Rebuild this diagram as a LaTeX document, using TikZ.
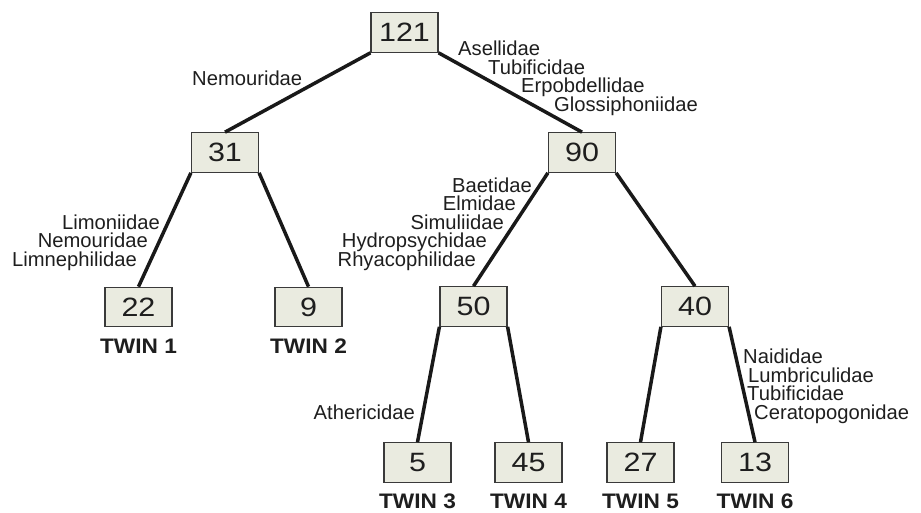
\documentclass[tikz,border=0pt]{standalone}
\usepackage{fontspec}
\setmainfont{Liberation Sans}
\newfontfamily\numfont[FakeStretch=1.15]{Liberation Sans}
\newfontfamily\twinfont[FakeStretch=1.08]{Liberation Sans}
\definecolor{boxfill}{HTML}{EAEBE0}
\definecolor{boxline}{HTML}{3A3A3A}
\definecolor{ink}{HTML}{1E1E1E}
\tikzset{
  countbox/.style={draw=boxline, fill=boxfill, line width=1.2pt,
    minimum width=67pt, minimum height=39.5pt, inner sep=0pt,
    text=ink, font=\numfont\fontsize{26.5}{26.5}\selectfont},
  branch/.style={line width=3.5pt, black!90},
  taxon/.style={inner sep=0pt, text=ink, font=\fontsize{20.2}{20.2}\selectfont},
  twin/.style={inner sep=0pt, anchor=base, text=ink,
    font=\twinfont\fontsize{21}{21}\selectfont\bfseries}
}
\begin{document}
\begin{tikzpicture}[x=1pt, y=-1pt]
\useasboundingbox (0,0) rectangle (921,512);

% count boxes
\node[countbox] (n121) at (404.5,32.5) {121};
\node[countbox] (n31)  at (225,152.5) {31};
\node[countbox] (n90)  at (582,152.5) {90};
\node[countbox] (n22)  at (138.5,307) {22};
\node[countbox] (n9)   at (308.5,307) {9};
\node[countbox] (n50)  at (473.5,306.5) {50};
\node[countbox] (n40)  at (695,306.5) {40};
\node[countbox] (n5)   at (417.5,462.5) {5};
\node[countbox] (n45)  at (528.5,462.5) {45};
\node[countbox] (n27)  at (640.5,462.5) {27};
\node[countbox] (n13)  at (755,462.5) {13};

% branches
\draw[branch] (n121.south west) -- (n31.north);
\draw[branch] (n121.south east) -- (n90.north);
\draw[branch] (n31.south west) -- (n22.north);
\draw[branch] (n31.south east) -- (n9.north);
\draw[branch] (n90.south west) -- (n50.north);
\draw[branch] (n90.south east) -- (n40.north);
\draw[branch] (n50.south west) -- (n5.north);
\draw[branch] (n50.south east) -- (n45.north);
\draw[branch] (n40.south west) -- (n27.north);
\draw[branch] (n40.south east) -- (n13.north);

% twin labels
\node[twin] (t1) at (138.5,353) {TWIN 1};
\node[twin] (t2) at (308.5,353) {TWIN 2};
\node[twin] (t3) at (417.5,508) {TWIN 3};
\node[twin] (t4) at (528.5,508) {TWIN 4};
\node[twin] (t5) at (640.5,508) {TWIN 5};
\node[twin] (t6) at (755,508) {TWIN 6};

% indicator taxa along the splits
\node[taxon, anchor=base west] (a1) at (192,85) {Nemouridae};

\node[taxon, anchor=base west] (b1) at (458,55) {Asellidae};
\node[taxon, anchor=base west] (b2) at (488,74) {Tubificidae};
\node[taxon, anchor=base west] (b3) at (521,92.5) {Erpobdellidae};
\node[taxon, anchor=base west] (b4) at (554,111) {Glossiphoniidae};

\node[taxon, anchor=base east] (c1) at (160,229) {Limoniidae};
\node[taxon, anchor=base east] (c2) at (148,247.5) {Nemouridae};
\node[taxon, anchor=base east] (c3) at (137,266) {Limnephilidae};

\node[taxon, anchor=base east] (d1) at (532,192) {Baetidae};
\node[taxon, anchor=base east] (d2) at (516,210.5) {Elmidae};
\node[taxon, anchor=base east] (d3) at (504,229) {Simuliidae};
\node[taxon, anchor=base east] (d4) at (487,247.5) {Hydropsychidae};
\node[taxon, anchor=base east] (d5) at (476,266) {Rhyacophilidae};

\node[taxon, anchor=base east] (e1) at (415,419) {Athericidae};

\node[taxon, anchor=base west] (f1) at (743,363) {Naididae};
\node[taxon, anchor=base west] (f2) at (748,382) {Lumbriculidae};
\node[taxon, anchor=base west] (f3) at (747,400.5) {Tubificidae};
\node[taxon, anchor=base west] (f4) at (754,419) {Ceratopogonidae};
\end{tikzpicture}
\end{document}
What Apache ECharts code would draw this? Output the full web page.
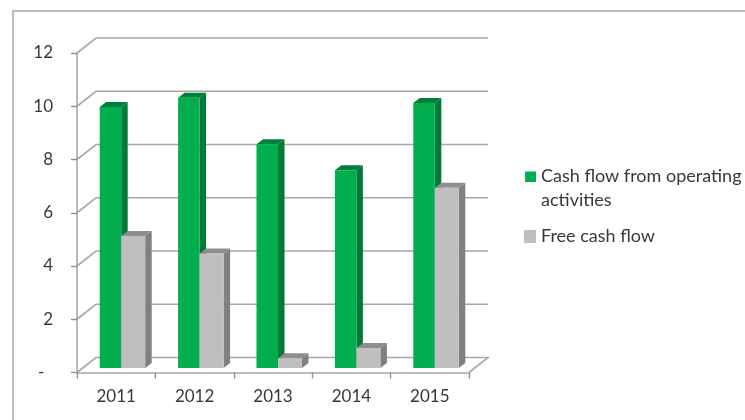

_ _ _

* **Goal of the exercise**
Print each line of the material above exactly, with the pictures removed from your copy.

* **Exercise response**
Rebuild this diagram as a LaTeX document, using TikZ.
\documentclass[tikz,border=0pt]{standalone}
\usepackage{fontspec}
\setmainfont{Liberation Sans}
\newfontfamily\numfont[FakeStretch=1.15]{Liberation Sans}
\newfontfamily\twinfont[FakeStretch=1.08]{Liberation Sans}
\definecolor{boxfill}{HTML}{EAEBE0}
\definecolor{boxline}{HTML}{3A3A3A}
\definecolor{ink}{HTML}{1E1E1E}
\tikzset{
  countbox/.style={draw=boxline, fill=boxfill, line width=1.2pt,
    minimum width=67pt, minimum height=39.5pt, inner sep=0pt,
    text=ink, font=\numfont\fontsize{26.5}{26.5}\selectfont},
  branch/.style={line width=3.5pt, black!90},
  taxon/.style={inner sep=0pt, text=ink, font=\fontsize{20.2}{20.2}\selectfont},
  twin/.style={inner sep=0pt, anchor=base, text=ink,
    font=\twinfont\fontsize{21}{21}\selectfont\bfseries}
}
\begin{document}
\begin{tikzpicture}[x=1pt, y=-1pt]
\useasboundingbox (0,0) rectangle (921,512);

% count boxes
\node[countbox] (n121) at (404.5,32.5) {121};
\node[countbox] (n31)  at (225,152.5) {31};
\node[countbox] (n90)  at (582,152.5) {90};
\node[countbox] (n22)  at (138.5,307) {22};
\node[countbox] (n9)   at (308.5,307) {9};
\node[countbox] (n50)  at (473.5,306.5) {50};
\node[countbox] (n40)  at (695,306.5) {40};
\node[countbox] (n5)   at (417.5,462.5) {5};
\node[countbox] (n45)  at (528.5,462.5) {45};
\node[countbox] (n27)  at (640.5,462.5) {27};
\node[countbox] (n13)  at (755,462.5) {13};

% branches
\draw[branch] (n121.south west) -- (n31.north);
\draw[branch] (n121.south east) -- (n90.north);
\draw[branch] (n31.south west) -- (n22.north);
\draw[branch] (n31.south east) -- (n9.north);
\draw[branch] (n90.south west) -- (n50.north);
\draw[branch] (n90.south east) -- (n40.north);
\draw[branch] (n50.south west) -- (n5.north);
\draw[branch] (n50.south east) -- (n45.north);
\draw[branch] (n40.south west) -- (n27.north);
\draw[branch] (n40.south east) -- (n13.north);

% twin labels
\node[twin] (t1) at (138.5,353) {TWIN 1};
\node[twin] (t2) at (308.5,353) {TWIN 2};
\node[twin] (t3) at (417.5,508) {TWIN 3};
\node[twin] (t4) at (528.5,508) {TWIN 4};
\node[twin] (t5) at (640.5,508) {TWIN 5};
\node[twin] (t6) at (755,508) {TWIN 6};

% indicator taxa along the splits
\node[taxon, anchor=base west] (a1) at (192,85) {Nemouridae};

\node[taxon, anchor=base west] (b1) at (458,55) {Asellidae};
\node[taxon, anchor=base west] (b2) at (488,74) {Tubificidae};
\node[taxon, anchor=base west] (b3) at (521,92.5) {Erpobdellidae};
\node[taxon, anchor=base west] (b4) at (554,111) {Glossiphoniidae};

\node[taxon, anchor=base east] (c1) at (160,229) {Limoniidae};
\node[taxon, anchor=base east] (c2) at (148,247.5) {Nemouridae};
\node[taxon, anchor=base east] (c3) at (137,266) {Limnephilidae};

\node[taxon, anchor=base east] (d1) at (532,192) {Baetidae};
\node[taxon, anchor=base east] (d2) at (516,210.5) {Elmidae};
\node[taxon, anchor=base east] (d3) at (504,229) {Simuliidae};
\node[taxon, anchor=base east] (d4) at (487,247.5) {Hydropsychidae};
\node[taxon, anchor=base east] (d5) at (476,266) {Rhyacophilidae};

\node[taxon, anchor=base east] (e1) at (415,419) {Athericidae};

\node[taxon, anchor=base west] (f1) at (743,363) {Naididae};
\node[taxon, anchor=base west] (f2) at (748,382) {Lumbriculidae};
\node[taxon, anchor=base west] (f3) at (747,400.5) {Tubificidae};
\node[taxon, anchor=base west] (f4) at (754,419) {Ceratopogonidae};
\end{tikzpicture}
\end{document}
What Apache ECharts code would draw this? Output the full web page.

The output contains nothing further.